# Anyone in West Virginia? Looking for referrals



## airprod (Apr 17, 2017)

Can anyone recommend a source for a/v or lighting in WV? Any suggestions on event companies that might serve the area? Did a search and it looks like I'll be relying on Virginia/DC resources (luckily the town is pretty close to the VA border). Thanks!


----------



## Lextech (Apr 18, 2017)

Roanoke has some resources, where in WV are you talking and what are you looking for?


----------



## Ronnie (Apr 18, 2017)

We do lighting production and rentals in WV. Mostly conventional and LED pars, LED battens, truss, fog, etc... We are primarily a sound provider but we are growing our inventory of lighting, staging and rigging. Message Joyful Productions on FB. Also, we will connect you with folks who can provide what we can't.


----------



## airprod (Apr 18, 2017)

Lextech said:


> Roanoke has some resources, where in WV are you talking and what are you looking for?



Roanoke should work since I believe it's about a 1:30-1:45min drive from town. We'll be in Greenbrier County, WV. Just a few mins from the heart of Lewisburg.

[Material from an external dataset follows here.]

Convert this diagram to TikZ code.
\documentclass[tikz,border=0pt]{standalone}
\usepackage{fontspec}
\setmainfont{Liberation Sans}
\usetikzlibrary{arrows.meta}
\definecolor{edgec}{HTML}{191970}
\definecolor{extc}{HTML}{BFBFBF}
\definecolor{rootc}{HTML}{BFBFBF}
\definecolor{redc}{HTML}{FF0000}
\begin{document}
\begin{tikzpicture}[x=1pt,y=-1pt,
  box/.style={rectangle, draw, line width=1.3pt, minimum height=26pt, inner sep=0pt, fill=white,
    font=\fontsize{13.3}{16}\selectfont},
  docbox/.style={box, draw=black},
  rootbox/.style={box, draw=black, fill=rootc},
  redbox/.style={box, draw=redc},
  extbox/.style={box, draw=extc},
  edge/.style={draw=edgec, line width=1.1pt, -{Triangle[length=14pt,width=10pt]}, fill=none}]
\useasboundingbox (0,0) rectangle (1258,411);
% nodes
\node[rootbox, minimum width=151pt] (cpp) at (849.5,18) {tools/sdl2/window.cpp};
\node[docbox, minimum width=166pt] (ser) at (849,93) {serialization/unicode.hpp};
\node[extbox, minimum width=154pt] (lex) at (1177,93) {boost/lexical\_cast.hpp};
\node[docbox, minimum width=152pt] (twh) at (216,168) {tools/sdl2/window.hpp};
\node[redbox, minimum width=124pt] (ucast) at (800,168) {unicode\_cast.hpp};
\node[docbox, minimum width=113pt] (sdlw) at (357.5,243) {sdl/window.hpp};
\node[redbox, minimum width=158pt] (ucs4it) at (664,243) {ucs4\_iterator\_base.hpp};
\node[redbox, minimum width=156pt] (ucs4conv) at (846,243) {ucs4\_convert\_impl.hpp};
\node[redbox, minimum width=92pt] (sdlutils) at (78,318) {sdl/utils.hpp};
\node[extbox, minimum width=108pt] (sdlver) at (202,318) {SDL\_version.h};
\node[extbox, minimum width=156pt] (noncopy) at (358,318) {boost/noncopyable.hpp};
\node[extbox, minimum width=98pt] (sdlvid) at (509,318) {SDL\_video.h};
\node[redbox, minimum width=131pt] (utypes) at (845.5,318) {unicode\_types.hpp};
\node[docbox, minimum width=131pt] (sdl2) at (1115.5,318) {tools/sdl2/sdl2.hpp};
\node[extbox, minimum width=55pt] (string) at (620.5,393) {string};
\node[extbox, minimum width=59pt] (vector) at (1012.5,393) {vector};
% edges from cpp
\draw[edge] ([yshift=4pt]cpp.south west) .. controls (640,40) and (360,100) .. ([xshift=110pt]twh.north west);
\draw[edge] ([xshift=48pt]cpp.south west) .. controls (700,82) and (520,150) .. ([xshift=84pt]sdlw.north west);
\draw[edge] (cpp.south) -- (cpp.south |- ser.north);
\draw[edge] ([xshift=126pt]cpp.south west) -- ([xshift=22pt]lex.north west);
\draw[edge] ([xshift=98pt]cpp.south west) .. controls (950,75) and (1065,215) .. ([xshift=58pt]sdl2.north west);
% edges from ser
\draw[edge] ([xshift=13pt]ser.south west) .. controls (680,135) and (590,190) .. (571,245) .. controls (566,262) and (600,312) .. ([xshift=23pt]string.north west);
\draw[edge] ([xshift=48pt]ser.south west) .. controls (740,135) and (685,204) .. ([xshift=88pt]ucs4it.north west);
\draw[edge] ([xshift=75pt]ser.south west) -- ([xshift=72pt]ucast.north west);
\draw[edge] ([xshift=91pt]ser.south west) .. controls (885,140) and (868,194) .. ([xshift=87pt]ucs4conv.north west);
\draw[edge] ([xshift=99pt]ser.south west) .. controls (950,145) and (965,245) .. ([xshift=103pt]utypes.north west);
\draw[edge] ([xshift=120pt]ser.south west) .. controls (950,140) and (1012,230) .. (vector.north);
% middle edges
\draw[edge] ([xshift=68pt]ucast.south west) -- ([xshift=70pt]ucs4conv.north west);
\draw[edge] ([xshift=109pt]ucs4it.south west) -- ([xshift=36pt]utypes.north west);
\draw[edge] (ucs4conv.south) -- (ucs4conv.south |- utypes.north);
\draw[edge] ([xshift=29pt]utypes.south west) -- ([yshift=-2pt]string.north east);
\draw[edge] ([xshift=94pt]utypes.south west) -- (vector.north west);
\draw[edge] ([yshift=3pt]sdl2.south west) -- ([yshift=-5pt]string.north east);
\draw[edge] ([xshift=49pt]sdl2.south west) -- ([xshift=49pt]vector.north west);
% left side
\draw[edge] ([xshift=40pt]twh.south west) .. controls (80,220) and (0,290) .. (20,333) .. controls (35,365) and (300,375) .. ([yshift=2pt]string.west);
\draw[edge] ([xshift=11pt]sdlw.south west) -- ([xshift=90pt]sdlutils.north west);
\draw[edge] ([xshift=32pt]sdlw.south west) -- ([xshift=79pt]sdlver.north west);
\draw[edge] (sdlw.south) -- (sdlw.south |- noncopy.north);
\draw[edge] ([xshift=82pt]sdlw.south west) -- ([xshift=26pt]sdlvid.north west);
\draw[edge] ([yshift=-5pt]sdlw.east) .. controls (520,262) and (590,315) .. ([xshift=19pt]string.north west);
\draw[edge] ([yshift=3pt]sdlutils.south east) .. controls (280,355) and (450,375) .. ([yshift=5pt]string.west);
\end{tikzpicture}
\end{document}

And mostly looking for a mix of conventional and LED pars and S4s to cover an outdoor field for an event. Also looking for sharpys along with power (site has hookups but planning on running a genny to be safe) and a console (thinking Chamsys, Hog, GrandMa would all work here but open to what's available..). We'll need to rent a couple of projectors that have enough punch to fill a 10' screen outside at night along with a PA/audio system to cover about a 300' square (definitely going to need an audio engineer). We'll need a crew for rigging and setup and to run as well. 

Last I'm also looking for a licensed vendor/crew for both fireworks and close prox pyro fx. Nothing too fancy or numerous but we will need it sync'd to a 15 min a/v piece. The rest of the gear is for area lighting/sound and ambiance. 



Ronnie said:


> We do lighting production and rentals in WV. Mostly conventional and LED pars, LED battens, truss, fog, etc... We are primarily a sound provider but we are growing our inventory of lighting, staging and rigging. Message Joyful Productions on FB. Also, we will connect you with folks who can provide what we can't.



Thanks! I'll shoot you a message. A bit more info above on what we're looking for. 

I'm going to carve out some time to crunch numbers and get a preferred gear list while looking for suppliers but open to working with what's available as much as possible.


----------



## Lextech (Apr 20, 2017)

Stagesound in Roanoke should be able to help you out with sound, lights and projection, 800 778 9839. Not sure if they have Sharpys.


----------



## airprod (May 22, 2017)

Sorry could've sworn I said this sooner but thanks so much!


----------